[begin MATERIAL PROVIDED]

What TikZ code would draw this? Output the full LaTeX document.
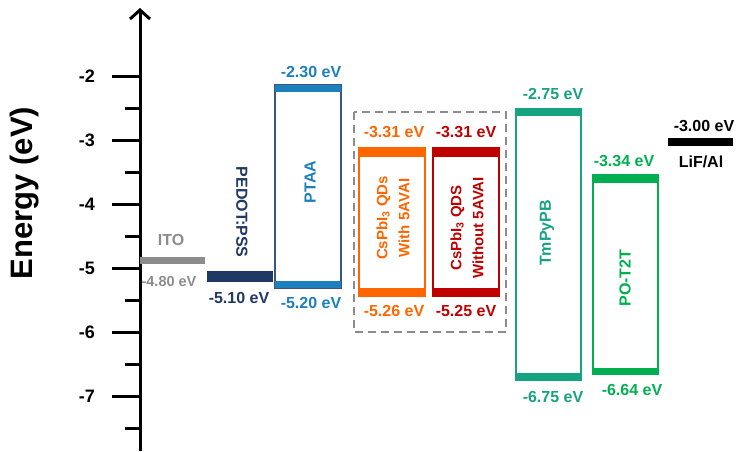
\documentclass[tikz,border=0pt]{standalone}
\usepackage{fontspec}
\setmainfont{Liberation Sans}
\usepackage{tikz}
\usetikzlibrary{arrows.meta, calc}
\definecolor{itogray}{HTML}{8C8C8C}
\definecolor{pedotblue}{HTML}{1F3864}
\definecolor{ptaablue}{HTML}{1C7FBE}
\definecolor{ptaaedge}{HTML}{3B5580}
\definecolor{qdorange}{HTML}{FF6600}
\definecolor{qdred}{HTML}{C00000}
\definecolor{tmteal}{HTML}{16A382}
\definecolor{potgreen}{HTML}{00B050}

\begin{document}
\begin{tikzpicture}[x=1pt,y=-1pt,
    txt/.style={font=\fontsize{16}{18}\selectfont\bfseries, inner sep=0pt},
    qdtxt/.style={font=\fontsize{15}{22}\selectfont\bfseries, inner sep=0pt, align=center, rotate=90},
    edge/.style={line width=1.3pt}]
        \useasboundingbox (0,0) rectangle (738,451);
        \draw[line width=3pt, -{Straight Barb[length=9pt,width=20pt]}] (140,451) -- (140,8);
        \foreach \e in {2,...,7} {
            \draw[line width=3pt] (112,{76+(\e-2)*64}) -- (140,{76+(\e-2)*64});
            \draw[line width=3pt] (125,{108+(\e-2)*64}) -- (140,{108+(\e-2)*64});
            \node[txt, font=\fontsize{18}{20}\selectfont\bfseries, anchor=east] (t\e) at (95,{76+(\e-2)*64}) {-\e};
        }
        \node[font=\fontsize{31}{34}\selectfont\bfseries, rotate=90, inner sep=0pt] (en) at (25,193) {Energy (eV)};

        \fill[itogray] (140,257) rectangle (205,264);
        \node[txt, text=itogray] (ito) at (171,240) {ITO};
        \node[txt, font=\fontsize{14.5}{16}\selectfont\bfseries, text=itogray] (itoe) at (169,281) {-4.80 eV};

        \fill[pedotblue] (207,271) rectangle (273,282);
        \node[txt, text=pedotblue, rotate=-90] (pedot) at (242,212) {PEDOT:PSS};
        \node[txt, text=pedotblue] (pedote) at (239,298) {-5.10 eV};

        \draw[edge, ptaaedge] (275,85) rectangle (341,288);
        \fill[ptaablue] (275,85) rectangle (341,92); \fill[ptaablue] (275,281) rectangle (341,288);
        \node[txt, text=ptaablue, rotate=90] (ptaa) at (310,182) {PTAA};
        \node[txt, text=ptaablue] (ptaat) at (311,72) {-2.30 eV};
        \node[txt, text=ptaablue] (ptaab) at (311,303) {-5.20 eV};

        \draw[line width=2.2pt, itogray, dash pattern=on 8pt off 5pt] (354,112) rectangle (506,332);

        \draw[edge, qdorange] (359,148) rectangle (425,296);
        \fill[qdorange] (359,148) rectangle (425,157); \fill[qdorange] (359,288) rectangle (425,296);
        \node[qdtxt, text=qdorange] (qdw) at (393,218) {CsPbI\textsubscript{3} QDs\\With 5AVAI};
        \node[txt, text=qdorange] (qdwt) at (394,132) {-3.31 eV};
        \node[txt, text=qdorange] (qdwb) at (394,311) {-5.26 eV};

        \draw[edge, qdred] (433,148) rectangle (499,296);
        \fill[qdred] (433,148) rectangle (499,157); \fill[qdred] (433,288) rectangle (499,296);
        \node[qdtxt, text=qdred] (qdo) at (467,228) {CsPbI\textsubscript{3} QDS\\Without 5AVAI};
        \node[txt, text=qdred] (qdot) at (466,132) {-3.31 eV};
        \node[txt, text=qdred] (qdob) at (466,311) {-5.25 eV};

        \draw[edge, tmteal] (516,109) rectangle (581,380);
        \fill[tmteal] (516,109) rectangle (581,116); \fill[tmteal] (516,373) rectangle (581,380);
        \node[txt, text=tmteal, rotate=90] (tm) at (547,233) {TmPyPB};
        \node[txt, text=tmteal] (tmt) at (553,94) {-2.75 eV};
        \node[txt, text=tmteal] (tmb) at (553,397) {-6.75 eV};

        \draw[edge, potgreen] (593,175) rectangle (658,374);
        \fill[potgreen] (593,175) rectangle (658,183); \fill[potgreen] (593,368) rectangle (658,374);
        \node[txt, text=potgreen, rotate=90] (pot) at (625,278) {PO-T2T};
        \node[txt, text=potgreen] (pott) at (624,161) {-3.34 eV};
        \node[txt, text=potgreen] (potb) at (632,390) {-6.64 eV};

        \fill[black] (668,138) rectangle (733,146);
        \node[txt] (lift) at (704,126) {-3.00 eV};
        \node[txt] (lif) at (701,162) {LiF/Al};
\end{tikzpicture}
\end{document}
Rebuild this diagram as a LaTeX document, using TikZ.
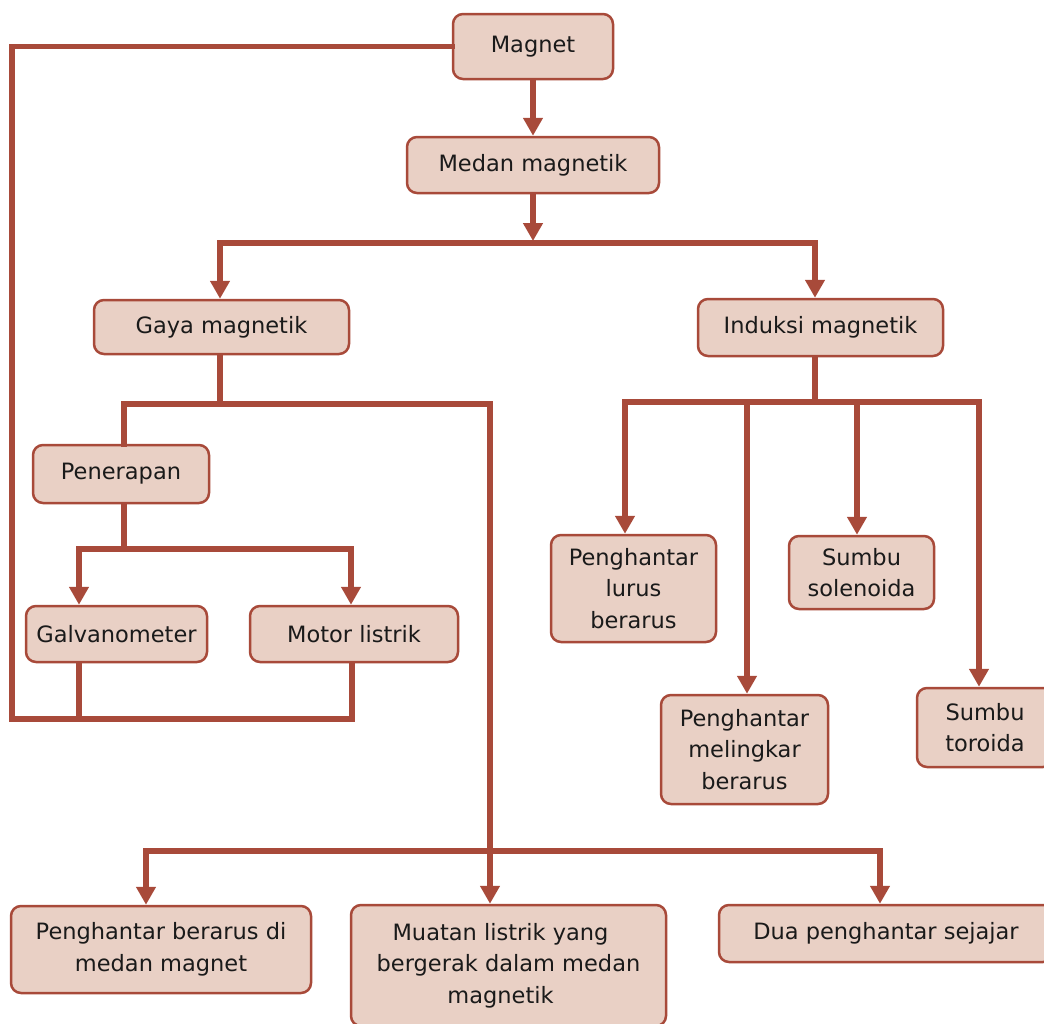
\documentclass[tikz,border=0pt]{standalone}
\usepackage{fontspec}
\setmainfont{DejaVu Sans}
\usetikzlibrary{arrows.meta}
\definecolor{brd}{HTML}{A84A3A}
\definecolor{boxfill}{HTML}{E9D0C5}
\definecolor{txt}{HTML}{1A1A1A}
\begin{document}
\begin{tikzpicture}[x=1pt,y=-1pt,
  box/.style={draw=brd, fill=boxfill, line width=2.5pt, rounded corners=10pt,
    text=txt, font=\fontsize{22.5}{31.5}\selectfont, align=center, inner sep=0pt, anchor=center},
  conn/.style={draw=brd, line width=5.5pt, line cap=rect, line join=miter},
  arr/.style={conn, -{Triangle[width=19pt,length=18pt]}}]
\useasboundingbox (0,0) rectangle (1044,1023);

% nodes
\node[box, minimum width=160pt, minimum height=65pt] (magnet) at (533,46.5) {Magnet};
\node[box, minimum width=252pt, minimum height=56pt] (medan) at (533,165) {Medan magnetik};
\node[box, minimum width=255pt, minimum height=54pt] (gaya) at (221.5,327) {Gaya magnetik};
\node[box, minimum width=245pt, minimum height=57pt] (induksi) at (820.5,327.5) {Induksi magnetik};
\node[box, minimum width=176pt, minimum height=58pt] (penerapan) at (121,474) {Penerapan};
\node[box, minimum width=181pt, minimum height=56pt] (galv) at (116.5,634) {Galvanometer};
\node[box, minimum width=208pt, minimum height=56pt] (motor) at (354,634) {Motor listrik};
\node[box, minimum width=165pt, minimum height=107pt] (lurus) at (633.5,588.5) {Penghantar\\lurus\\berarus};
\node[box, minimum width=145pt, minimum height=73pt] (solenoida) at (861.5,572.5) {Sumbu\\solenoida};
\node[box, minimum width=167pt, minimum height=109pt] (melingkar) at (744.5,749.5) {Penghantar\\melingkar\\berarus};
\node[box, minimum width=136pt, minimum height=79pt] (toroida) at (985,727.5) {Sumbu\\toroida};
\node[box, minimum width=300pt, minimum height=87pt] (berarus) at (161,949.5) {Penghantar berarus di\\medan magnet};
\node[box, minimum width=315pt, minimum height=121pt] (muatan) at (508.5,965.5) {Muatan listrik yang\hspace*{16pt}\\bergerak dalam medan\hspace*{16pt}\\magnetik\hspace*{16pt}};
\node[box, minimum width=334pt, minimum height=57pt] (dua) at (886,933.5) {Dua penghantar sejajar};

% junction coordinates
\coordinate (hL) at (220,243);
\coordinate (hR) at (815,243);
\coordinate (hM) at (533,241);
\coordinate (lc) at (12,719);
\coordinate (gb) at (79,719);
\coordinate (mb) at (352,719);
\coordinate (g1) at (124,404);
\coordinate (g2) at (490,404);
\coordinate (b1) at (146,851);
\coordinate (b2) at (880,851);
\coordinate (p0) at (124,549);
\coordinate (p1) at (79,549);
\coordinate (p2) at (351,549);
\coordinate (i0) at (815,402);
\coordinate (i1) at (625,402);
\coordinate (i2) at (747,402);
\coordinate (i3) at (857,402);
\coordinate (i4) at (979,402);

% top
\draw[arr] (magnet) -- (medan);
\draw[arr] (medan.south) -- (hM);
\draw[conn] (hL) -- (hR);
\draw[arr] (hL) -- (hL |- gaya.north);
\draw[arr] (hR) -- (hR |- induksi.north);

% left loop
\draw[conn] (magnet.west) -| (lc) -- (mb) -- (mb |- motor.south);
\draw[conn] (galv.south -| gb) -- (gb);

% gaya branch
\draw[conn] (gaya.south -| hL) -- (hL |- g1);
\draw[conn] (penerapan.north -| g1) -- (g1) -- (g2);
\draw[arr] (g2) -- (g2 |- muatan.north);
\draw[conn] (b1) -- (b2);
\draw[arr] (b1) -- (b1 |- berarus.north);
\draw[arr] (b2) -- (b2 |- dua.north);

% penerapan branch
\draw[conn] (penerapan.south -| p0) -- (p0);
\draw[conn] (p1) -- (p2);
\draw[arr] (p1) -- (p1 |- galv.north);
\draw[arr] (p2) -- (p2 |- motor.north);

% induksi branch
\draw[conn] (induksi.south -| i0) -- (i0);
\draw[conn] (i1) -- (i4);
\draw[arr] (i1) -- (i1 |- lurus.north);
\draw[arr] (i2) -- (i2 |- melingkar.north);
\draw[arr] (i3) -- (i3 |- solenoida.north);
\draw[arr] (i4) -- (i4 |- toroida.north);
\end{tikzpicture}
\end{document}
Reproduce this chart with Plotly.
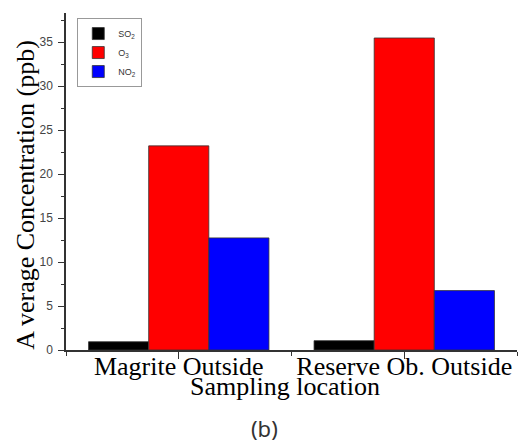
import plotly.graph_objects as go

locations = ["Magrite Outside", "Reserve Ob. Outside"]
so2 = [0.94, 1.06]
o3 = [23.2, 35.46]
no2 = [12.74, 6.75]

series = [
    ("SO<sub>2</sub>", so2, "#000000"),
    ("O<sub>3</sub>", o3, "#ff0000"),
    ("NO<sub>2</sub>", no2, "#0000ff"),
]

xpos = list(range(len(locations)))
serif = "Liberation Serif, Times New Roman, serif"

fig = go.Figure()
for name, vals, col in series:
    fig.add_trace(go.Bar(
        x=xpos, y=vals, name=name,
        marker=dict(color=col, line=dict(color="#333333", width=0.8)),
    ))

fig.update_layout(
    width=520, height=435,
    margin=dict(l=58, r=11, t=5, b=93),
    paper_bgcolor="white", plot_bgcolor="white",
    barmode="group", bargap=0.2, bargroupgap=0,
    showlegend=True,
    legend=dict(
        x=0.025, y=0.985, xanchor="left", yanchor="top",
        bgcolor="white", bordercolor="#999999", borderwidth=1,
        font=dict(family="Liberation Sans, Arial", size=9, color="#333333"),
        tracegroupgap=0, itemwidth=30,
    ),
    xaxis=dict(
        range=[-0.5, 1.5], automargin=False,
        tickmode="array", tickvals=xpos, ticktext=locations,
        ticks="outside", ticklen=7, tickwidth=1.2, tickcolor="#333333",
        ticklabelstandoff=-15,
        minor=dict(tickmode="linear", tick0=-0.5, dtick=0.5, ticks="outside", ticklen=4, tickcolor="#333333"),
        showline=True, linecolor="#333333", linewidth=1.5,
        showgrid=False, zeroline=False,
        tickfont=dict(family=serif, size=26, color="#000000"),
    ),
    yaxis=dict(
        range=[0, 38.3], automargin=False,
        tickmode="linear", tick0=0, dtick=5,
        ticks="outside", ticklen=6, tickwidth=1.2, tickcolor="#333333",
        ticklabelstandoff=3,
        minor=dict(tickmode="linear", tick0=0, dtick=2.5, ticks="outside", ticklen=3, tickcolor="#333333"),
        showline=True, linecolor="#333333", linewidth=1.5,
        showgrid=False, zeroline=False,
        tickfont=dict(family="Liberation Sans, Arial", size=12, color="#444444"),
    ),
    annotations=[
        dict(text="A verage Concentration (ppb)", xref="paper", yref="paper",
             x=-0.089, y=0.46, textangle=-90,
             xanchor="center", yanchor="middle", showarrow=False,
             font=dict(family=serif, size=26, color="#000000")),
        dict(text="Sampling location", xref="paper", yref="paper", x=0.486, y=-0.107,
             xanchor="center", yanchor="middle", showarrow=False,
             font=dict(family=serif, size=26, color="#000000")),
        dict(text="(b)", xref="paper", yref="paper", x=0.441, y=-0.232,
             xanchor="center", yanchor="middle", showarrow=False,
             font=dict(family="Noto Sans", size=22, color="#333333")),
    ],
)

fig.write_html("out.html")
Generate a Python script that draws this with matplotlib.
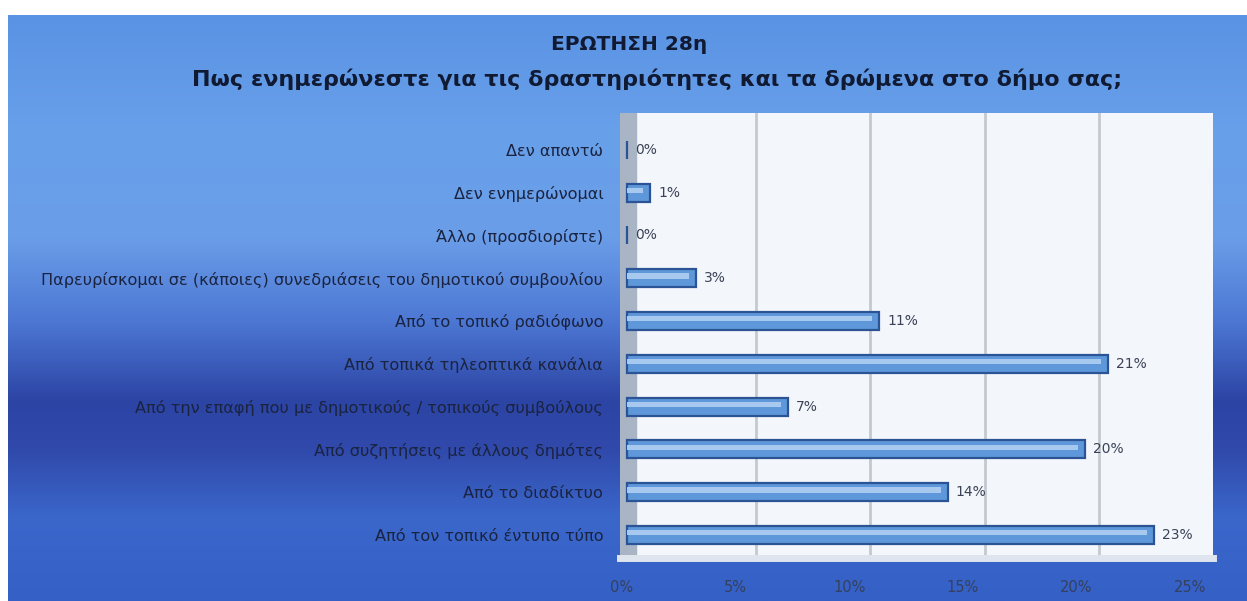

[end MATERIAL PROVIDED]

> CHALLENGE
Using the entries above, repeat exactly the lines from the one with "Reproduce this chart with Plotly." to the one with "Serif, Times New", both included, and leave the pictures behind.

> SOLUTION
Reproduce this chart with Plotly.
import plotly.graph_objects as go

locations = ["Magrite Outside", "Reserve Ob. Outside"]
so2 = [0.94, 1.06]
o3 = [23.2, 35.46]
no2 = [12.74, 6.75]

series = [
    ("SO<sub>2</sub>", so2, "#000000"),
    ("O<sub>3</sub>", o3, "#ff0000"),
    ("NO<sub>2</sub>", no2, "#0000ff"),
]

xpos = list(range(len(locations)))
serif = "Liberation Serif, Times New Roman, serif"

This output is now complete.